In reaching its conclusion, VCAT gave weight to the projected revenue set out in the Assignee’s business plan. It confirmed the plan was not unrealistic and was supported by the favourable performance of Wheatland Hotels Pty Ltd, finding the performance was indicative of the business acumen of the individuals managing that enterprise.
VCAT also valued the offer of personal guarantees from the directors of the Assignee despite having no significant assets:
“[He did not] consider that one can overlook the personal guarantees offered by the directors of [the Assignee], merely because those persons have no personal assets. Those guarantors potentially stand to have judgment entered against them should [the Assignee] fail to meet its obligations under the lease.

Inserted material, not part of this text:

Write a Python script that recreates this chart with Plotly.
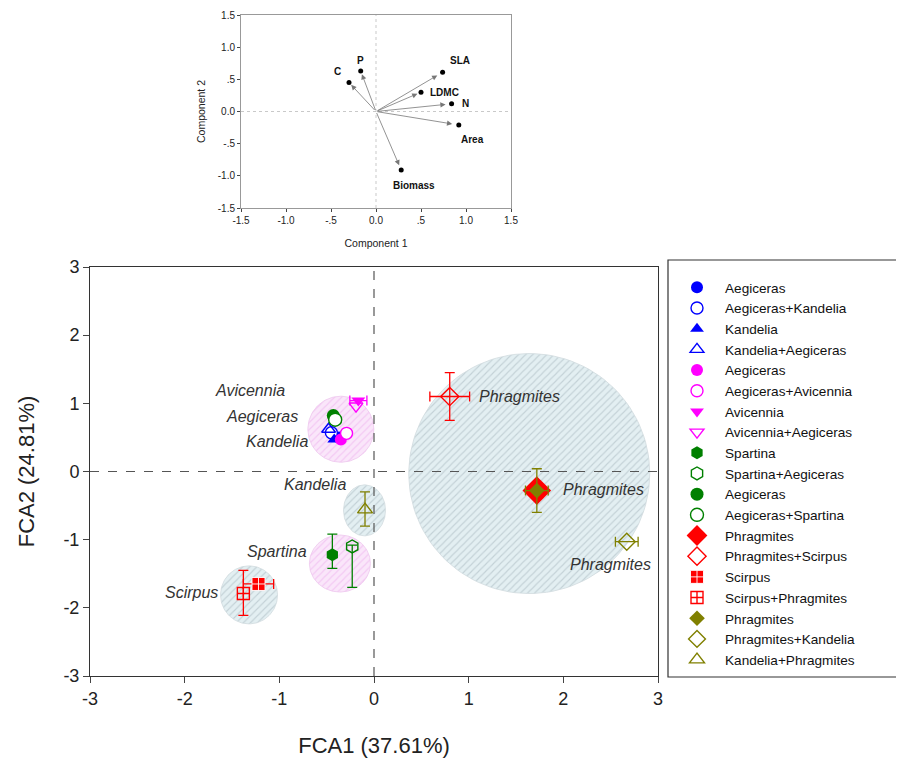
import numpy as np
import plotly.graph_objects as go

# ---------------- data ----------------
names = ["Aegiceras", "Aegiceras+Kandelia", "Kandelia", "Kandelia+Aegiceras",
         "Aegiceras", "Aegiceras+Avicennia", "Avicennia", "Avicennia+Aegiceras",
         "Spartina", "Spartina+Aegiceras", "Aegiceras", "Aegiceras+Spartina",
         "Phragmites", "Phragmites+Scirpus", "Scirpus", "Scirpus+Phragmites",
         "Phragmites", "Phragmites+Kandelia", "Kandelia+Phragmites"]
fca1 = [-0.37, -0.45, -0.42, -0.48, -0.35, -0.29, -0.165, -0.19, -0.44, -0.23,
        -0.43, -0.41, 1.72, 0.80, -1.22, -1.38, 1.72, 2.67, -0.095]
fca2 = [0.50, 0.57, 0.47, 0.62, 0.47, 0.56, 1.04, 0.96, -1.22, -1.10,
        0.82, 0.76, -0.28, 1.10, -1.65, -1.79, -0.28, -1.03, -0.56]
err_x = [0, 0, 0, 0, 0, 0, 0.09, 0, 0, 0, 0, 0, 0, 0.21, 0.16, 0, 0.12, 0.12, 0]
err_y_plus = [0, 0, 0, 0, 0, 0, 0, 0, 0.30, 0.02, 0, 0, 0, 0.35, 0, 0.34, 0.32, 0, 0.26]
err_y_minus = [0, 0, 0, 0, 0, 0, 0, 0, 0.20, 0.60, 0, 0, 0, 0.35, 0, 0.32, 0.32, 0, 0.24]

# group ellipses (centre in data units, radii in px)
grp_cx = [-0.35, -0.10, -0.36, -1.32, 1.64]
grp_cy = [0.62, -0.57, -1.35, -1.81, -0.03]
grp_rx = [33, 21, 30.5, 28.5, 120.5]
grp_ry = [33, 25.5, 28.5, 29, 120]
grp_kind = ["pink", "blue", "pink", "blue", "blue"]

lab_text = ["Avicennia", "Aegiceras", "Kandelia", "Kandelia", "Spartina", "Scirpus",
            "Phragmites", "Phragmites", "Phragmites"]
lab_x = [-0.92, -0.78, -0.68, -0.275, -0.69, -1.63, 1.09, 1.975, 2.05]
lab_y = [1.19, 0.81, 0.44, -0.19, -1.17, -1.78, 1.10, -0.26, -1.36]
lab_side = ["right", "right", "right", "right", "right", "right", "left", "left", "left"]

# inset loadings
trait = ["SLA", "LDMC", "N", "Area", "Biomass", "C", "P"]
comp1 = [0.74, 0.50, 0.84, 0.92, 0.28, -0.30, -0.17]
comp2 = [0.61, 0.30, 0.12, -0.21, -0.91, 0.45, 0.63]
inset_ticks = [-1.5, -1.0, -0.5, 0.0, 0.5, 1.0, 1.5]
inset_ticktext = ["-1.5", "-1.0", "-.5", "0.0", ".5", "1.0", "1.5"]
main_ticks = [-3, -2, -1, 0, 1, 2, 3]
main_ticktext = ["-3", "-2", "-1", "0", "1", "2", "3"]

# ---------------- styles ----------------
BLUE, MAG, GRN, RED, OLV = "#0000FF", "#FF00FF", "#008000", "#FF0000", "#808000"
styles = [
    (BLUE, "circle", 12), (BLUE, "circle-white", 12), (BLUE, "triangle-up", 12), (BLUE, "triangle-up-open", 12),
    (MAG, "circle", 12), (MAG, "circle-white", 12), (MAG, "triangle-down", 12), (MAG, "triangle-down-open", 12),
    (GRN, "hexagon", 13), (GRN, "hexagon-open", 13), (GRN, "circle", 13), (GRN, "circle-white", 13),
    (RED, "diamond", 22), (RED, "diamond-open", 14), (RED, "square-cross", 13), (RED, "square-cross-open", 12),
    (OLV, "diamond", 12), (OLV, "diamond-open", 13), (OLV, "triangle-up-open", 13),
]

FONT = "Liberation Sans, Arial, sans-serif"
W, H, OFF = 904, 760, 8  # page body margin offsets the figure by 8px


def fx(px):
    return (px - OFF) / W


def fy(py):
    return 1 - (py - OFF) / H


XD = [fx(90), fx(658)]
YD = [fy(676), fy(267)]
px_per_x = (658 - 90) / 6.0
px_per_y = (676 - 267) / 6.0

fig = go.Figure()

# hatched group ellipses
t = np.linspace(0, 2 * np.pi, 120)
for cx, cy, rx, ry, kind in zip(grp_cx, grp_cy, grp_rx, grp_ry, grp_kind):
    if kind == "pink":
        pat = dict(shape="/", bgcolor="#FAE6FA", fgcolor="#EBA9EB", size=5, solidity=0.22)
        lc = "#EDC6ED"
    else:
        pat = dict(shape="/", bgcolor="#E3EFF2", fgcolor="#A3B3BA", size=5, solidity=0.22)
        lc = "#D0DADE"
    fig.add_trace(go.Scatter(
        x=cx + rx / px_per_x * np.cos(t), y=cy + ry / px_per_y * np.sin(t),
        mode="lines", fill="toself", fillpattern=pat, line=dict(color=lc, width=0.8),
        showlegend=False, hoverinfo="skip", xaxis="x", yaxis="y"))

# points
for i, nm in enumerate(names):
    col, sym, sz = styles[i]
    if sym == "square-cross":
        marker = dict(color=col, symbol=sym, size=sz, line=dict(color="white", width=0.9))
    elif sym.endswith("-white"):
        marker = dict(color="white", symbol=sym.replace("-white", ""), size=sz,
                      line=dict(color=col, width=1.4))
    elif sym.endswith("-open"):
        marker = dict(color=col, symbol=sym, size=sz, line=dict(color=col, width=1.4))
    else:
        marker = dict(color=col, symbol=sym, size=sz, line=dict(width=0))
    tr = dict(x=[fca1[i]], y=[fca2[i]], mode="markers", name=nm, marker=marker,
              xaxis="x", yaxis="y")
    if err_x[i] > 0:
        tr["error_x"] = dict(type="data", array=[err_x[i]], color=col, thickness=1.3, width=5)
    if err_y_plus[i] > 0 or err_y_minus[i] > 0:
        tr["error_y"] = dict(type="data", symmetric=False, array=[err_y_plus[i]],
                             arrayminus=[err_y_minus[i]], color=col, thickness=1.3, width=5)
    fig.add_trace(go.Scatter(**tr))

# labels in main plot
for tx, lx, ly, side in zip(lab_text, lab_x, lab_y, lab_side):
    fig.add_annotation(x=lx, y=ly, xref="x", yref="y", text="<i>%s</i>" % tx, showarrow=False,
                       xanchor="right" if side == "right" else "left", yanchor="middle",
                       font=dict(family=FONT, size=16, color="#333333"))

# zero dashed lines (main)
fig.add_shape(type="line", xref="x", yref="y", x0=main_ticks[0], x1=main_ticks[-1], y0=0, y1=0,
              line=dict(color="#555555", width=1.2, dash="dash"))
fig.add_shape(type="line", xref="x", yref="y", x0=0, x1=0, y0=main_ticks[0], y1=main_ticks[-1],
              line=dict(color="#555555", width=1.2, dash="dash"))

# legend frame
fig.add_shape(type="rect", xref="paper", yref="paper", x0=fx(668), x1=fx(897),
              y0=fy(677), y1=fy(260), line=dict(color="#333333", width=1.2),
              layer="below")

# ---------------- inset ----------------
fig.add_trace(go.Scatter(x=comp1, y=comp2, mode="markers", marker=dict(color="black", size=5),
                         showlegend=False, xaxis="x2", yaxis="y2", hoverinfo="skip"))
fig.add_shape(type="line", xref="x2", yref="y2", x0=-1.5, x1=1.5, y0=0, y1=0,
              line=dict(color="#BBBBBB", width=0.8, dash="dot"))
fig.add_shape(type="line", xref="x2", yref="y2", x0=0, x1=0, y0=-1.5, y1=1.5,
              line=dict(color="#BBBBBB", width=0.8, dash="dot"))
for c1, c2 in zip(comp1, comp2):
    fig.add_annotation(x=c1 * 0.92, y=c2 * 0.92, ax=0, ay=0, xref="x2", yref="y2",
                       axref="x2", ayref="y2", text="", showarrow=True, arrowhead=2,
                       arrowsize=1.3, arrowwidth=0.8, arrowcolor="#777777")
lab_off = {"SLA": (5, 4, "left", "bottom"), "LDMC": (7, 0, "left", "middle"),
           "N": (8, 0, "left", "middle"), "Area": (0, -7, "left", "top"),
           "Biomass": (-10, -8, "left", "top"), "C": (-6, 4, "right", "bottom"),
           "P": (0, 3, "center", "bottom")}
for tr_, c1, c2 in zip(trait, comp1, comp2):
    dx, dy, xa, ya = lab_off[tr_]
    fig.add_annotation(x=c1, y=c2, xref="x2", yref="y2", text="<b>%s</b>" % tr_, showarrow=False,
                       xshift=dx, yshift=dy, xanchor=xa, yanchor=ya,
                       font=dict(family=FONT, size=10, color="#111111"))

fig.update_layout(
    width=W, height=H, margin=dict(l=0, r=0, t=0, b=0, autoexpand=False),
    paper_bgcolor="white", plot_bgcolor="white",
    font=dict(family=FONT, color="#222222"),
    xaxis=dict(domain=XD, range=[-3, 3], tickvals=main_ticks, ticktext=main_ticktext,
               ticks="outside", ticklen=6, automargin=False,
               showgrid=False, zeroline=False, showline=True, mirror=True, linecolor="#333333",
               linewidth=1, tickfont=dict(size=18), anchor="y",
               title=dict(text="FCA1 (37.61%)", font=dict(size=22), standoff=30)),
    yaxis=dict(domain=YD, range=[-3, 3], tickvals=main_ticks, ticktext=main_ticktext,
               ticks="outside", ticklen=6, automargin=False,
               showgrid=False, zeroline=False, showline=True, mirror=True, linecolor="#333333",
               linewidth=1, tickfont=dict(size=18), anchor="x",
               title=dict(text="FCA2 (24.81%)", font=dict(size=22), standoff=22)),
    xaxis2=dict(domain=[fx(241), fx(511)], range=[-1.5, 1.5], tickvals=inset_ticks,
                ticktext=inset_ticktext, ticks="outside", ticklen=3, showgrid=False, zeroline=False,
                showline=True, mirror=True, linecolor="#999999", linewidth=1, automargin=False,
                tickfont=dict(size=10), anchor="y2",
                title=dict(text="Component 1", font=dict(size=10.5), standoff=14)),
    yaxis2=dict(domain=[fy(208), fy(15)], range=[-1.5, 1.5], tickvals=inset_ticks,
                ticktext=inset_ticktext, ticks="outside", ticklen=3, showgrid=False, zeroline=False,
                showline=True, mirror=True, linecolor="#999999", linewidth=1, automargin=False,
                tickfont=dict(size=10), anchor="x2",
                title=dict(text="Component 2", font=dict(size=10.5), standoff=10)),
    legend=dict(x=fx(669), y=fy(272), xanchor="left", yanchor="top",
                borderwidth=0, bgcolor="rgba(0,0,0,0)",
                font=dict(family=FONT, size=13.6, color="#111111"), tracegroupgap=0,
                itemwidth=46),
    showlegend=True,
)

fig.write_html("out.html")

It is reasonable to assume that business people, especially publicans in control of licensed premises, would take considerable steps to avoid such an outcome.”
The offer of a corporate guarantee had value for similar reasons.
A landlord may only refuse consent to the assignment of a retail lease on the basis of the matters set out in section 60 of the Act. Its reasons for refusing consent must be reasonably held.
Whether a decision to refuse consent is reasonable will be assessed on a case by case basis. This decision highlights the broad scope of matters which may be relevant to this decision, including the business acumen and financial resources of associated entities or individuals backing a proposed assignee.
This decision continues a long line of authorities regarding a landlord’s ability to withhold consent to an assignment of a retail premises lease. Unless the circumstances are extreme or a change to the permitted use is proposed, landlords should consider granting their consent but must ensure that adequate security is in place, noting that tenants can be released from ongoing liability with relative ease under section 62 of the Retail Legislation.